## BEGIN DATA SUPPLIED

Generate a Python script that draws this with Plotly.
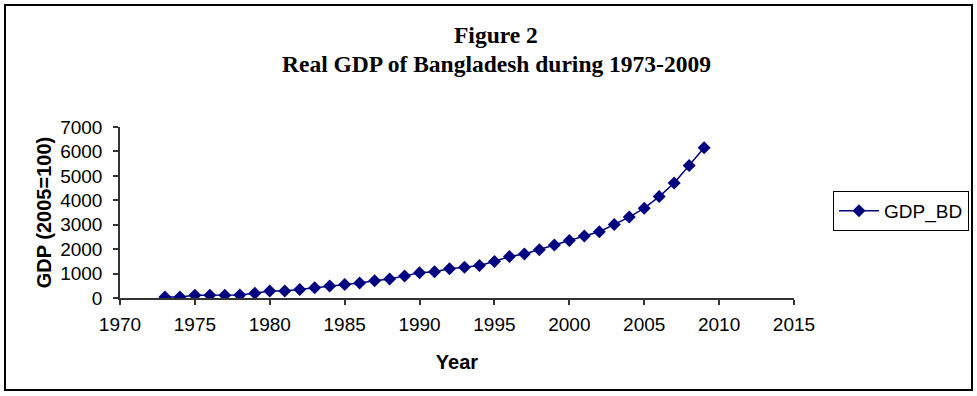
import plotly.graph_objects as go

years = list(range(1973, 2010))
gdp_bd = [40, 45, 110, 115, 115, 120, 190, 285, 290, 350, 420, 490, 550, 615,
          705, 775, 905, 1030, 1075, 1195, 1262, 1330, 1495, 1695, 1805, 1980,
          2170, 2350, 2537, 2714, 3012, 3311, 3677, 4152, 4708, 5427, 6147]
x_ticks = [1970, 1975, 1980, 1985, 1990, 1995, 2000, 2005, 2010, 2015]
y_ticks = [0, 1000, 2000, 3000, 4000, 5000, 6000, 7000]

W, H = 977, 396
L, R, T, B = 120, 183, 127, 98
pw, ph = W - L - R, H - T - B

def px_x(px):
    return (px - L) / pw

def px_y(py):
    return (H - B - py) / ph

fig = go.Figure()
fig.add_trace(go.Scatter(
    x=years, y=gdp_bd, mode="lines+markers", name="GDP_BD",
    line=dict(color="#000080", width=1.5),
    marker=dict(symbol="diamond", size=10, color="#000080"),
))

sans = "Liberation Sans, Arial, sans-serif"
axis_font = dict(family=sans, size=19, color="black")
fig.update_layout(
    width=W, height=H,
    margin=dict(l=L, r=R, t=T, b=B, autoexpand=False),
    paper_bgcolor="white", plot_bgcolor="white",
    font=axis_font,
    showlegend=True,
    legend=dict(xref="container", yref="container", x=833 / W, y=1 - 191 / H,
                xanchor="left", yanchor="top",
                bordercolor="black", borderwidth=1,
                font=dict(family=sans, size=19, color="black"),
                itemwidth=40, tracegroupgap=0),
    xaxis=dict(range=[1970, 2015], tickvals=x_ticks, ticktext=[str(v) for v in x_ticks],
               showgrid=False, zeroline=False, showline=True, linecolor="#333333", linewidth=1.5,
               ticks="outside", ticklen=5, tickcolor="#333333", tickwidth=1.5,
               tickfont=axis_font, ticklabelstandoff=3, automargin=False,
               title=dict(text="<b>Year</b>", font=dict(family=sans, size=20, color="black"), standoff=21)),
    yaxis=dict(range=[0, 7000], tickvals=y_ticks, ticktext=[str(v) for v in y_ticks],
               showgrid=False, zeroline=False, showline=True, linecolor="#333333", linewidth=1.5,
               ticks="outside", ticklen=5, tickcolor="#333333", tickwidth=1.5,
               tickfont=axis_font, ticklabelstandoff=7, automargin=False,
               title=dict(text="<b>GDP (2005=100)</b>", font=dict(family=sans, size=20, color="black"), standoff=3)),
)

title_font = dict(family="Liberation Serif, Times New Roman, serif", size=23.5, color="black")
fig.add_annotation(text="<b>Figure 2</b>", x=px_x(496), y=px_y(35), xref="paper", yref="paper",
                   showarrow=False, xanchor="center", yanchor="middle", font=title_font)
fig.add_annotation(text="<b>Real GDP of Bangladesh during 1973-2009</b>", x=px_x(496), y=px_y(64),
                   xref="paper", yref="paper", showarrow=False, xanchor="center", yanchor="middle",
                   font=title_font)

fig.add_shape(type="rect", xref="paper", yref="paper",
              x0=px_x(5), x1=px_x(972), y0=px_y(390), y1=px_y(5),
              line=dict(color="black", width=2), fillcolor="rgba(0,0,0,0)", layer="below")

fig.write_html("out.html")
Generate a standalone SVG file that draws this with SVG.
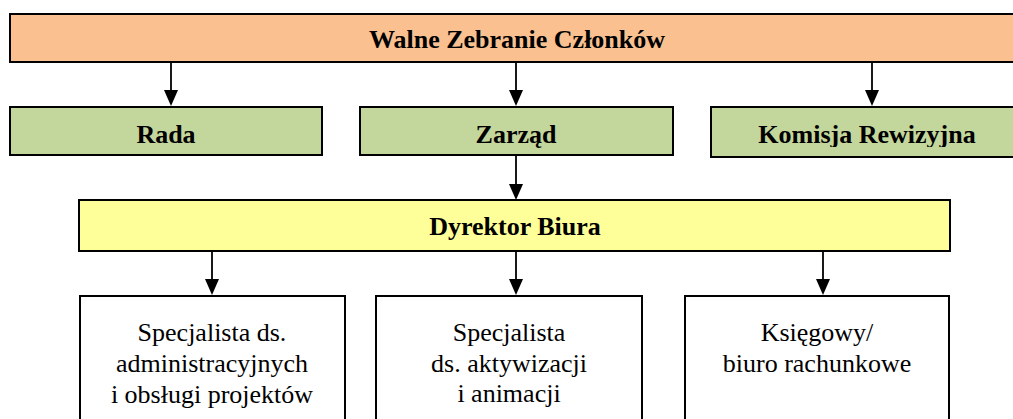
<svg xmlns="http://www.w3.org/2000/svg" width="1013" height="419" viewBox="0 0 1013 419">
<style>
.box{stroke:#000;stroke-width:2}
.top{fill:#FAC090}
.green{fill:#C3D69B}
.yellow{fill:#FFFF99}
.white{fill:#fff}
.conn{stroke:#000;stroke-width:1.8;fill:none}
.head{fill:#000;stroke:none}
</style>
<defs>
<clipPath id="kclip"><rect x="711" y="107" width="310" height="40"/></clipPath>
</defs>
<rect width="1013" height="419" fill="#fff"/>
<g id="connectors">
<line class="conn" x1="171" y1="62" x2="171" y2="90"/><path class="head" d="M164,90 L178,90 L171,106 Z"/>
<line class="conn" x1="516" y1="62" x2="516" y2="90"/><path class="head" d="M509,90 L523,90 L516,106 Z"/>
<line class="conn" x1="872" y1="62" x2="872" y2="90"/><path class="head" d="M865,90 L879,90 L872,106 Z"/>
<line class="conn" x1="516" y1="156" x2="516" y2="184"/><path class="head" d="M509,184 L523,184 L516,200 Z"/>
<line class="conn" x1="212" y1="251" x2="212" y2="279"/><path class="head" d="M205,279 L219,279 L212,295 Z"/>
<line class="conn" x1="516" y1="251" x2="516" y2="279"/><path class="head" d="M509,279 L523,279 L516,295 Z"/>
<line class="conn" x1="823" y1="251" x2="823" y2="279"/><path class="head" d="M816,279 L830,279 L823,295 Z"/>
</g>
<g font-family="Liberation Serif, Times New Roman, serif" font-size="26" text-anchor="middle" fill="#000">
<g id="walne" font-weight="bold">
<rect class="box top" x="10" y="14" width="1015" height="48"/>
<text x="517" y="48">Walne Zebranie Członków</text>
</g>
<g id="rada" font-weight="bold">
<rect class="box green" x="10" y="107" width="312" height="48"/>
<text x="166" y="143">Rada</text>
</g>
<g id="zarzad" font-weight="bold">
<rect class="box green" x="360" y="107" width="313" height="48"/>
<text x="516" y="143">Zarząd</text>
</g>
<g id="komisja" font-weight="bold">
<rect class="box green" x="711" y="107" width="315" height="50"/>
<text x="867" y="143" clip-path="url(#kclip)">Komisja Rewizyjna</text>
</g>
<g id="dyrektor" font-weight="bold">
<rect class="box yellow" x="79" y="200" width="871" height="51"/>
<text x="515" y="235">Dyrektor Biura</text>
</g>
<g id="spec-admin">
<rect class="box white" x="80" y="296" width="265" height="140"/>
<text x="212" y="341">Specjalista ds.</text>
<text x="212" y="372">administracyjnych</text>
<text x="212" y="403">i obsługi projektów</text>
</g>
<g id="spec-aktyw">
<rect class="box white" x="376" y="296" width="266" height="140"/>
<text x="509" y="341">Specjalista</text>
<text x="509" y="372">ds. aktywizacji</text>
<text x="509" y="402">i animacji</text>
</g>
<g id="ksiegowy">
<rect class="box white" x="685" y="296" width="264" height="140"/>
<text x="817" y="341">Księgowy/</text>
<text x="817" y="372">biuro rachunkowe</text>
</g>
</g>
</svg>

## END DATA SUPPLIED

• SHORT TASK:
Repeat the data exactly, without the pictures.

• PROBLEM SOLUTION:
Generate a Python script that draws this with Plotly.
import plotly.graph_objects as go

years = list(range(1973, 2010))
gdp_bd = [40, 45, 110, 115, 115, 120, 190, 285, 290, 350, 420, 490, 550, 615,
          705, 775, 905, 1030, 1075, 1195, 1262, 1330, 1495, 1695, 1805, 1980,
          2170, 2350, 2537, 2714, 3012, 3311, 3677, 4152, 4708, 5427, 6147]
x_ticks = [1970, 1975, 1980, 1985, 1990, 1995, 2000, 2005, 2010, 2015]
y_ticks = [0, 1000, 2000, 3000, 4000, 5000, 6000, 7000]

W, H = 977, 396
L, R, T, B = 120, 183, 127, 98
pw, ph = W - L - R, H - T - B

def px_x(px):
    return (px - L) / pw

def px_y(py):
    return (H - B - py) / ph

fig = go.Figure()
fig.add_trace(go.Scatter(
    x=years, y=gdp_bd, mode="lines+markers", name="GDP_BD",
    line=dict(color="#000080", width=1.5),
    marker=dict(symbol="diamond", size=10, color="#000080"),
))

sans = "Liberation Sans, Arial, sans-serif"
axis_font = dict(family=sans, size=19, color="black")
fig.update_layout(
    width=W, height=H,
    margin=dict(l=L, r=R, t=T, b=B, autoexpand=False),
    paper_bgcolor="white", plot_bgcolor="white",
    font=axis_font,
    showlegend=True,
    legend=dict(xref="container", yref="container", x=833 / W, y=1 - 191 / H,
                xanchor="left", yanchor="top",
                bordercolor="black", borderwidth=1,
                font=dict(family=sans, size=19, color="black"),
                itemwidth=40, tracegroupgap=0),
    xaxis=dict(range=[1970, 2015], tickvals=x_ticks, ticktext=[str(v) for v in x_ticks],
               showgrid=False, zeroline=False, showline=True, linecolor="#333333", linewidth=1.5,
               ticks="outside", ticklen=5, tickcolor="#333333", tickwidth=1.5,
               tickfont=axis_font, ticklabelstandoff=3, automargin=False,
               title=dict(text="<b>Year</b>", font=dict(family=sans, size=20, color="black"), standoff=21)),
    yaxis=dict(range=[0, 7000], tickvals=y_ticks, ticktext=[str(v) for v in y_ticks],
               showgrid=False, zeroline=False, showline=True, linecolor="#333333", linewidth=1.5,
               ticks="outside", ticklen=5, tickcolor="#333333", tickwidth=1.5,
               tickfont=axis_font, ticklabelstandoff=7, automargin=False,
               title=dict(text="<b>GDP (2005=100)</b>", font=dict(family=sans, size=20, color="black"), standoff=3)),
)

title_font = dict(family="Liberation Serif, Times New Roman, serif", size=23.5, color="black")
fig.add_annotation(text="<b>Figure 2</b>", x=px_x(496), y=px_y(35), xref="paper", yref="paper",
                   showarrow=False, xanchor="center", yanchor="middle", font=title_font)
fig.add_annotation(text="<b>Real GDP of Bangladesh during 1973-2009</b>", x=px_x(496), y=px_y(64),
                   xref="paper", yref="paper", showarrow=False, xanchor="center", yanchor="middle",
                   font=title_font)

fig.add_shape(type="rect", xref="paper", yref="paper",
              x0=px_x(5), x1=px_x(972), y0=px_y(390), y1=px_y(5),
              line=dict(color="black", width=2), fillcolor="rgba(0,0,0,0)", layer="below")

fig.write_html("out.html")
Generate a standalone SVG file that draws this with SVG.
<svg xmlns="http://www.w3.org/2000/svg" width="1013" height="419" viewBox="0 0 1013 419">
<style>
.box{stroke:#000;stroke-width:2}
.top{fill:#FAC090}
.green{fill:#C3D69B}
.yellow{fill:#FFFF99}
.white{fill:#fff}
.conn{stroke:#000;stroke-width:1.8;fill:none}
.head{fill:#000;stroke:none}
</style>
<defs>
<clipPath id="kclip"><rect x="711" y="107" width="310" height="40"/></clipPath>
</defs>
<rect width="1013" height="419" fill="#fff"/>
<g id="connectors">
<line class="conn" x1="171" y1="62" x2="171" y2="90"/><path class="head" d="M164,90 L178,90 L171,106 Z"/>
<line class="conn" x1="516" y1="62" x2="516" y2="90"/><path class="head" d="M509,90 L523,90 L516,106 Z"/>
<line class="conn" x1="872" y1="62" x2="872" y2="90"/><path class="head" d="M865,90 L879,90 L872,106 Z"/>
<line class="conn" x1="516" y1="156" x2="516" y2="184"/><path class="head" d="M509,184 L523,184 L516,200 Z"/>
<line class="conn" x1="212" y1="251" x2="212" y2="279"/><path class="head" d="M205,279 L219,279 L212,295 Z"/>
<line class="conn" x1="516" y1="251" x2="516" y2="279"/><path class="head" d="M509,279 L523,279 L516,295 Z"/>
<line class="conn" x1="823" y1="251" x2="823" y2="279"/><path class="head" d="M816,279 L830,279 L823,295 Z"/>
</g>
<g font-family="Liberation Serif, Times New Roman, serif" font-size="26" text-anchor="middle" fill="#000">
<g id="walne" font-weight="bold">
<rect class="box top" x="10" y="14" width="1015" height="48"/>
<text x="517" y="48">Walne Zebranie Członków</text>
</g>
<g id="rada" font-weight="bold">
<rect class="box green" x="10" y="107" width="312" height="48"/>
<text x="166" y="143">Rada</text>
</g>
<g id="zarzad" font-weight="bold">
<rect class="box green" x="360" y="107" width="313" height="48"/>
<text x="516" y="143">Zarząd</text>
</g>
<g id="komisja" font-weight="bold">
<rect class="box green" x="711" y="107" width="315" height="50"/>
<text x="867" y="143" clip-path="url(#kclip)">Komisja Rewizyjna</text>
</g>
<g id="dyrektor" font-weight="bold">
<rect class="box yellow" x="79" y="200" width="871" height="51"/>
<text x="515" y="235">Dyrektor Biura</text>
</g>
<g id="spec-admin">
<rect class="box white" x="80" y="296" width="265" height="140"/>
<text x="212" y="341">Specjalista ds.</text>
<text x="212" y="372">administracyjnych</text>
<text x="212" y="403">i obsługi projektów</text>
</g>
<g id="spec-aktyw">
<rect class="box white" x="376" y="296" width="266" height="140"/>
<text x="509" y="341">Specjalista</text>
<text x="509" y="372">ds. aktywizacji</text>
<text x="509" y="402">i animacji</text>
</g>
<g id="ksiegowy">
<rect class="box white" x="685" y="296" width="264" height="140"/>
<text x="817" y="341">Księgowy/</text>
<text x="817" y="372">biuro rachunkowe</text>
</g>
</g>
</svg>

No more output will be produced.